The Florida manatee inhabits environments in which blooms of the toxic dinoflagellate, Karenia brevis, frequently occur. K. brevis produces brevetoxins, that result in fish kills, contamination of shellfish, and respiratory effects. Evidence suggests that the toxins produced by these blooms can impact immune function in marine organisms. This project will assess whether antioxidants can serve as a treatment protocol for manatees being treated for brevetoxicosis in rehab facilities.
Why We Care
From 2001 to 2016, 11 percent of manatee mortalities were attributed to exposure to brevetoxins from blooms of Karenia brevis. While deaths have been attributed to neurotoxicity, there is growing evidence from rescued manatees and other animal studies that oxidative stress also plays a role. Manatees and sea turtles exposed to red tide toxins consistently show signs of oxidative stress at the functional, cellular, and genetic levels.

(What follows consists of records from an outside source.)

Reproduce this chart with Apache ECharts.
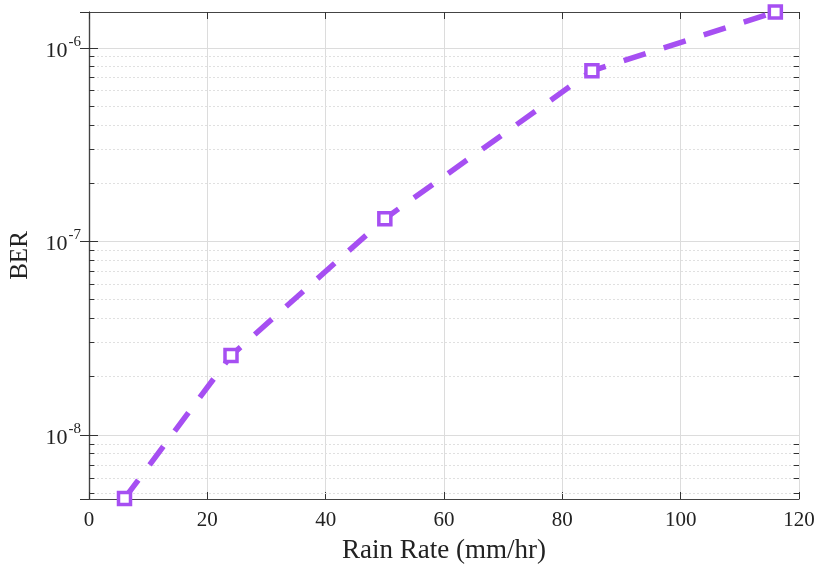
<!DOCTYPE html>
<html>
<head>
<meta charset="utf-8">
<script src="https://cdn.jsdelivr.net/npm/echarts@6/dist/echarts.min.js"></script>
<style>
  html, body { margin: 0; padding: 0; background: #fff; }
  #chart { width: 819px; height: 569px; }
</style>
</head>
<body>
<div id="chart"></div>
<script>
// rain rate (mm/hr) and BER
const rainRate = [6, 24, 50, 85, 116];
const berValues = [4.7e-9, 2.57e-8, 1.31e-7, 7.6e-7, 1.53e-6];

// axis ranges / ticks
const xMin = 0, xMax = 120, xStep = 20;
const yMin = 4.67e-9, yMax = 1.53e-6;
const minorTicks = [
  5e-9, 6e-9, 7e-9, 8e-9, 9e-9,
  2e-8, 3e-8, 4e-8, 5e-8, 6e-8, 7e-8, 8e-8, 9e-8,
  2e-7, 3e-7, 4e-7, 5e-7, 6e-7, 7e-7, 8e-7, 9e-7
];

const serif = 'Liberation Serif';
const lineColor = '#a64ff2';
const spine = '#444';

let chart = echarts.init(document.getElementById('chart'));

function expLabel(v) {
  let e = Math.log10(v);
  if (Math.abs(e - Math.round(e)) > 1e-6) return '';
  return '{b|10}{e|' + Math.round(e) + '}';
}

// minor grid (dotted, full width) and short inward ticks on both spines
let minorGrid = minorTicks.map(v => [{ coord: [xMin, v] }, { coord: [xMax, v] }]);
let minorTickSegs = [];
minorTicks.forEach(v => {
  minorTickSegs.push([{ coord: [xMin, v] }, { coord: [xMin + 0.9, v] }]);
  minorTickSegs.push([{ coord: [xMax - 0.9, v] }, { coord: [xMax, v] }]);
});

let option = {
  animation: false,
  grid: { left: 88, right: 20, top: 12, bottom: 70, containLabel: false },
  xAxis: [{
    type: 'value',
    min: xMin, max: xMax, interval: xStep,
    name: 'Rain Rate (mm/hr)',
    nameLocation: 'middle',
    nameGap: 38,
    nameTextStyle: { fontFamily: serif, fontSize: 27, color: '#222' },
    axisLine: { show: true, lineStyle: { color: spine, width: 1.2 } },
    axisTick: { show: true, inside: true, length: 7, lineStyle: { color: '#333' } },
    axisLabel: { fontFamily: serif, fontSize: 21, color: '#222', margin: 11 },
    splitLine: { show: true, lineStyle: { color: '#dcdcdc', width: 1 } }
  }, {
    type: 'value', position: 'top',
    min: xMin, max: xMax, interval: xStep,
    axisLine: { show: true, lineStyle: { color: spine, width: 1.2 } },
    axisTick: { show: true, inside: true, length: 7, lineStyle: { color: '#333' } },
    axisLabel: { show: false },
    splitLine: { show: false }
  }],
  yAxis: [{
    type: 'log', logBase: 10,
    min: yMin, max: yMax,
    name: 'BER',
    nameLocation: 'middle',
    nameGap: 56,
    nameTextStyle: { fontFamily: serif, fontSize: 25, color: '#222' },
    axisLine: { show: true, lineStyle: { color: spine, width: 1.2 } },
    axisTick: { show: true, inside: true, length: 9, lineStyle: { color: '#333' } },
    axisLabel: {
      margin: 8,
      formatter: expLabel,
      showMinLabel: false, showMaxLabel: false,
      rich: {
        b: { fontFamily: serif, fontSize: 22, color: '#222', padding: [6, 0, 0, 0] },
        e: { fontFamily: serif, fontSize: 15, color: '#222', padding: [0, 0, 12, 1] }
      }
    },
    splitLine: { show: true, lineStyle: { color: '#dcdcdc', width: 1 } }
  }, {
    type: 'log', logBase: 10, position: 'right',
    min: yMin, max: yMax,
    axisLine: { show: true, lineStyle: { color: spine, width: 1.2 } },
    axisTick: { show: true, inside: true, length: 9, lineStyle: { color: '#333' } },
    axisLabel: { show: false },
    splitLine: { show: false }
  }],
  series: [{
    type: 'line',
    data: rainRate.map((x, i) => [x, berValues[i]]),
    clip: false,
    symbol: 'rect',
    symbolSize: 12,
    lineStyle: { color: lineColor, width: 5.5, type: [23, 19], cap: 'butt' },
    itemStyle: { color: '#fff', borderColor: lineColor, borderWidth: 3.5 },
    z: 5,
    markLine: {
      silent: true, symbol: 'none', label: { show: false }, animation: false,
      data: minorGrid,
      lineStyle: { color: '#e0e0e0', width: 1, type: [2, 2] },
      z: 1
    }
  }, {
    type: 'line', data: [], silent: true,
    markLine: {
      silent: true, symbol: 'none', label: { show: false }, animation: false,
      data: minorTickSegs,
      lineStyle: { color: '#333', width: 1, type: 'solid' }
    }
  }]
};

chart.setOption(option);
</script>
</body>
</html>
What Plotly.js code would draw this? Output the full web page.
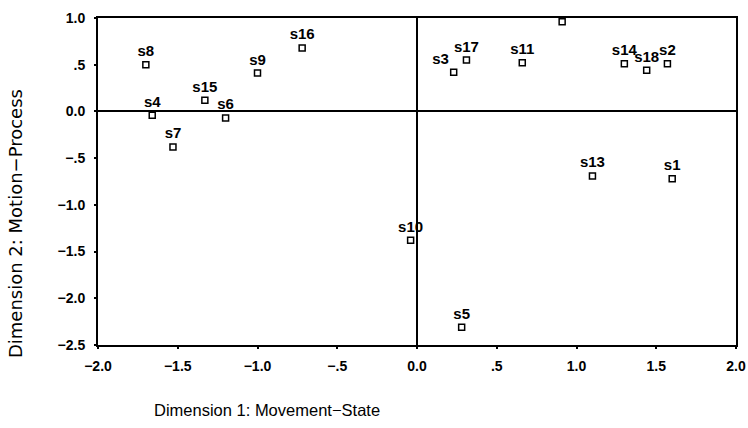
<!DOCTYPE html>
<html>
<head>
<meta charset="utf-8">
<script src="https://cdn.plot.ly/plotly-3.0.1.min.js"></script>
<style>html,body{margin:0;padding:0;background:#fff;}#chart{width:748px;height:428px;}</style>
</head>
<body>
<div id="chart"></div>
<script>
const labels = ["s1","s2","s3","s4","s5","s6","s7","s8","s9","s10","s11","s12","s13","s14","s15","s16","s17","s18"];
const dim1 = [1.60, 1.57, 0.23, -1.66, 0.28, -1.20, -1.53, -1.70, -1.00, -0.04, 0.66, 0.91, 1.10, 1.30, -1.33, -0.72, 0.31, 1.44];
const dim2 = [-0.72, 0.51, 0.42, -0.04, -2.31, -0.07, -0.38, 0.50, 0.41, -1.38, 0.52, 0.96, -0.69, 0.51, 0.12, 0.68, 0.55, 0.44];
const xTickVals = [-2, -1.5, -1, -0.5, 0, 0.5, 1, 1.5, 2];
const xTickText = ["\u22122.0", "\u22121.5", "\u22121.0", "\u2212.5", "0.0", ".5", "1.0", "1.5", "2.0"];
const yTickVals = [1, 0.5, 0, -0.5, -1, -1.5, -2, -2.5];
const yTickText = ["1.0", ".5", "0.0", "\u2212.5", "\u22121.0", "\u22121.5", "\u22122.0", "\u22122.5"];
const xTitle = "Dimension 1: Movement\u2212State";
const yTitle = "Dimension 2: Motion\u2212Process";

const shown = labels.map(l => l === "s12" ? "" : l);
const pos = labels.map(l => l === "s3" ? "top left" : "top center");

const fam = "Liberation Sans, Arial, sans-serif";

const trace = {
  type: "scatter", mode: "markers+text",
  x: dim1, y: dim2, text: shown, textposition: pos,
  textfont: {family: fam, size: 15, color: "#000", weight: "bold"},
  marker: {symbol: "square-open", size: 6, color: "#000", line: {width: 1.5, color: "#000"}},
  cliponaxis: false, hoverinfo: "skip"
};

const tickFont = {family: fam, size: 14, color: "#000", weight: "bold"};

const layout = {
  width: 748, height: 428,
  margin: {l: 98, r: 12, t: 18, b: 83},
  paper_bgcolor: "#fff", plot_bgcolor: "#fff",
  showlegend: false,
  xaxis: {
    range: [-2, 2], tickvals: xTickVals, ticktext: xTickText,
    showgrid: false, zeroline: true, zerolinecolor: "#000", zerolinewidth: 2,
    showline: true, linecolor: "#000", linewidth: 2, mirror: true,
    ticks: "outside", ticklen: 2, tickcolor: "#000", tickwidth: 2,
    tickfont: tickFont, ticklabelstandoff: 5
  },
  yaxis: {
    range: [-2.5, 1], tickvals: yTickVals, ticktext: yTickText,
    showgrid: false, zeroline: true, zerolinecolor: "#000", zerolinewidth: 2,
    showline: true, linecolor: "#000", linewidth: 2, mirror: true,
    ticks: "outside", ticklen: 2, tickcolor: "#000", tickwidth: 2,
    tickfont: tickFont, ticklabelstandoff: 6
  },
  annotations: [
    {
      xref: "paper", yref: "paper", x: 0.0846, y: -0.199, xanchor: "left", yanchor: "middle",
      text: xTitle, showarrow: false,
      font: {family: fam, size: 16.5, color: "#000"}
    },
    {
      xref: "paper", yref: "paper", x: -0.130, y: 0.37, xanchor: "center", yanchor: "middle",
      text: yTitle, showarrow: false, textangle: -90,
      font: {family: "DejaVu Sans, sans-serif", size: 18, color: "#000"}
    }
  ]
};

Plotly.newPlot("chart", [trace], layout, {displayModeBar: false, staticPlot: true});
</script>
</body>
</html>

The most recent evidence suggests a role for oxidative stress in brevetoxicosis through a specific inhibition of the enzyme thioredoxin reductase which is involved in alleviating the effects of oxidative stress. The ability to identify the impacts of toxins on individual organisms would be vital for the management of biotoxin risk and further protection of threatened and endangered species.
What Are We Doing
The project seeks to protect living marine resources, in particular threatened and endangered species. This will be accomplished through the development of a mechanism based intervention for brevetoxicosis. The evaluation of brevetoxin induced oxidative stress and potential interventions will first be assessed in a mammalian cell based model system. Those experiments inform studies with peripheral blood lymphocytes taken from both healthy and compromised manatees, which are more limited in availability. As the Florida manatee is still currently listed as endangered (status currently under review), in vitro approaches such as these described here are a requisite first step towards providing essential mechanistic and proof-of-concept data towards developing effective treatment options. Finally, this study will investigate the toxic effects of red tide toxin exposure on immune system in naturally-exposed wild Florida manatees during their rehabilitation in a captive setting and the potential for antioxidants to attenuate observed cellular effects, specifically oxidative stress that has been reported in rescued animals.
Results will include an assessment of whether antioxidant treatment has the potential to serve as a beneficial treatment protocol for manatees being treated for brevetoxicosis in rehab facilities. Our overall goal is to improve treatment options and enhance the success of returning animals to the wild.
Dr. Kathleen Rein of Florida International University leads this project. Co-leads are Drs. Yuan Liu (Florida International University) and Catherine Walsh (Mote Marine Laboratory). The project is funded through the NCCOS Ecology and Oceanography of Harmful Algal Bloom (ECOHAB) Program.